**Task prompt:** Make an exact copy of the lines, leaving the pictures out.

**Given information:**
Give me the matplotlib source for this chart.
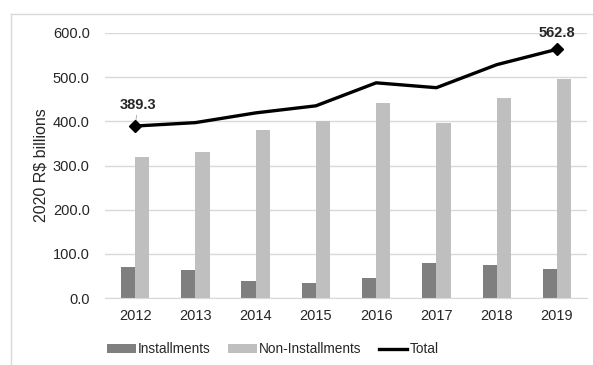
import matplotlib
matplotlib.use("Agg")
import matplotlib.pyplot as plt
import numpy as np
from matplotlib.lines import Line2D

plt.rcParams['font.family'] = ['Liberation Sans', 'DejaVu Sans']

years = ['2012', '2013', '2014', '2015', '2016', '2017', '2018', '2019']
installments = [70, 64, 38, 34, 45, 79, 75, 66]
non_installments = [319, 330, 381, 401, 441, 396, 452, 496]
total = [389.3, 397, 419, 435, 487, 476, 528, 562.8]

fig = plt.figure(figsize=(5.93, 3.65), dpi=100)
ax = fig.add_axes([0.177, 0.183, 0.813, 0.727])

x = np.arange(len(years))
w = 0.235
b1 = ax.bar(x - w/2, installments, w, color='#7f7f7f', label='Installments', zorder=2)
b2 = ax.bar(x + w/2, non_installments, w, color='#bfbfbf', label='Non-Installments', zorder=2)
l1, = ax.plot(x, total, color='black', lw=2.4, label='Total', zorder=3, solid_joinstyle='round')
ax.plot([x[0], x[-1]], [total[0], total[-1]], linestyle='none', marker='D',
        color='black', markersize=6, zorder=4)

ax.set_xlim(-0.5, len(years) - 0.5)
ax.set_ylim(0, 600)
ax.set_yticks(np.arange(0, 601, 100))
ax.set_yticklabels([f"{v:.1f}" for v in np.arange(0, 601, 100)])
ax.set_xticks(x)
ax.set_xticklabels(years)
ax.yaxis.grid(True, color='#d9d9d9', lw=1, zorder=0)
ax.set_axisbelow(True)
for s in ['top', 'right', 'left']:
    ax.spines[s].set_visible(False)
ax.spines['bottom'].set_color('#d9d9d9')
ax.tick_params(axis='both', length=0, labelsize=10.5, colors='#262626')
ax.tick_params(axis='x', pad=8)
ax.tick_params(axis='y', pad=11)
ax.set_ylabel('2020 R$ billions', fontsize=11.5, color='#262626', labelpad=3)

ax.annotate(f"{total[0]:.1f}", xy=(x[0], total[0]), xytext=(x[0] + 0.05, total[0] + 31),
            ha='center', va='bottom', fontsize=10.5, fontweight='bold', color='#262626',
            arrowprops=dict(arrowstyle='-', color='#a6a6a6', lw=0.6, shrinkA=0, shrinkB=3))
ax.annotate(f"{total[-1]:.1f}", xy=(x[-1], total[-1]), xytext=(x[-1], total[-1] + 22),
            ha='center', va='bottom', fontsize=10.5, fontweight='bold', color='#262626')

fig.legend(handles=[b1, b2, l1], loc='lower center', bbox_to_anchor=(0.46, -0.01), ncol=3,
           frameon=False, fontsize=9.8, handlelength=2.1, handleheight=0.6,
           columnspacing=1.3, handletextpad=0.15, labelcolor='#262626')

fig.add_artist(Line2D([11/593, 1.0], [1 - 14/365, 1 - 14/365], transform=fig.transFigure,
                      color='#d9d9d9', lw=1))
fig.add_artist(Line2D([11/593, 11/593], [0, 1 - 14/365], transform=fig.transFigure,
                      color='#d9d9d9', lw=1))

fig.savefig('out.png', dpi=100)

**Task output:**
Give me the matplotlib source for this chart.
import matplotlib
matplotlib.use("Agg")
import matplotlib.pyplot as plt
import numpy as np
from matplotlib.lines import Line2D

plt.rcParams['font.family'] = ['Liberation Sans', 'DejaVu Sans']

years = ['2012', '2013', '2014', '2015', '2016', '2017', '2018', '2019']
installments = [70, 64, 38, 34, 45, 79, 75, 66]
non_installments = [319, 330, 381, 401, 441, 396, 452, 496]
total = [389.3, 397, 419, 435, 487, 476, 528, 562.8]

fig = plt.figure(figsize=(5.93, 3.65), dpi=100)
ax = fig.add_axes([0.177, 0.183, 0.813, 0.727])

x = np.arange(len(years))
w = 0.235
b1 = ax.bar(x - w/2, installments, w, color='#7f7f7f', label='Installments', zorder=2)
b2 = ax.bar(x + w/2, non_installments, w, color='#bfbfbf', label='Non-Installments', zorder=2)
l1, = ax.plot(x, total, color='black', lw=2.4, label='Total', zorder=3, solid_joinstyle='round')
ax.plot([x[0], x[-1]], [total[0], total[-1]], linestyle='none', marker='D',
        color='black', markersize=6, zorder=4)

ax.set_xlim(-0.5, len(years) - 0.5)
ax.set_ylim(0, 600)
ax.set_yticks(np.arange(0, 601, 100))
ax.set_yticklabels([f"{v:.1f}" for v in np.arange(0, 601, 100)])
ax.set_xticks(x)
ax.set_xticklabels(years)
ax.yaxis.grid(True, color='#d9d9d9', lw=1, zorder=0)
ax.set_axisbelow(True)
for s in ['top', 'right', 'left']:
    ax.spines[s].set_visible(False)
ax.spines['bottom'].set_color('#d9d9d9')
ax.tick_params(axis='both', length=0, labelsize=10.5, colors='#262626')
ax.tick_params(axis='x', pad=8)
ax.tick_params(axis='y', pad=11)
ax.set_ylabel('2020 R$ billions', fontsize=11.5, color='#262626', labelpad=3)

ax.annotate(f"{total[0]:.1f}", xy=(x[0], total[0]), xytext=(x[0] + 0.05, total[0] + 31),
            ha='center', va='bottom', fontsize=10.5, fontweight='bold', color='#262626',
            arrowprops=dict(arrowstyle='-', color='#a6a6a6', lw=0.6, shrinkA=0, shrinkB=3))
ax.annotate(f"{total[-1]:.1f}", xy=(x[-1], total[-1]), xytext=(x[-1], total[-1] + 22),
            ha='center', va='bottom', fontsize=10.5, fontweight='bold', color='#262626')

fig.legend(handles=[b1, b2, l1], loc='lower center', bbox_to_anchor=(0.46, -0.01), ncol=3,
           frameon=False, fontsize=9.8, handlelength=2.1, handleheight=0.6,
           columnspacing=1.3, handletextpad=0.15, labelcolor='#262626')

fig.add_artist(Line2D([11/593, 1.0], [1 - 14/365, 1 - 14/365], transform=fig.transFigure,
                      color='#d9d9d9', lw=1))
fig.add_artist(Line2D([11/593, 11/593], [0, 1 - 14/365], transform=fig.transFigure,
                      color='#d9d9d9', lw=1))

fig.savefig('out.png', dpi=100)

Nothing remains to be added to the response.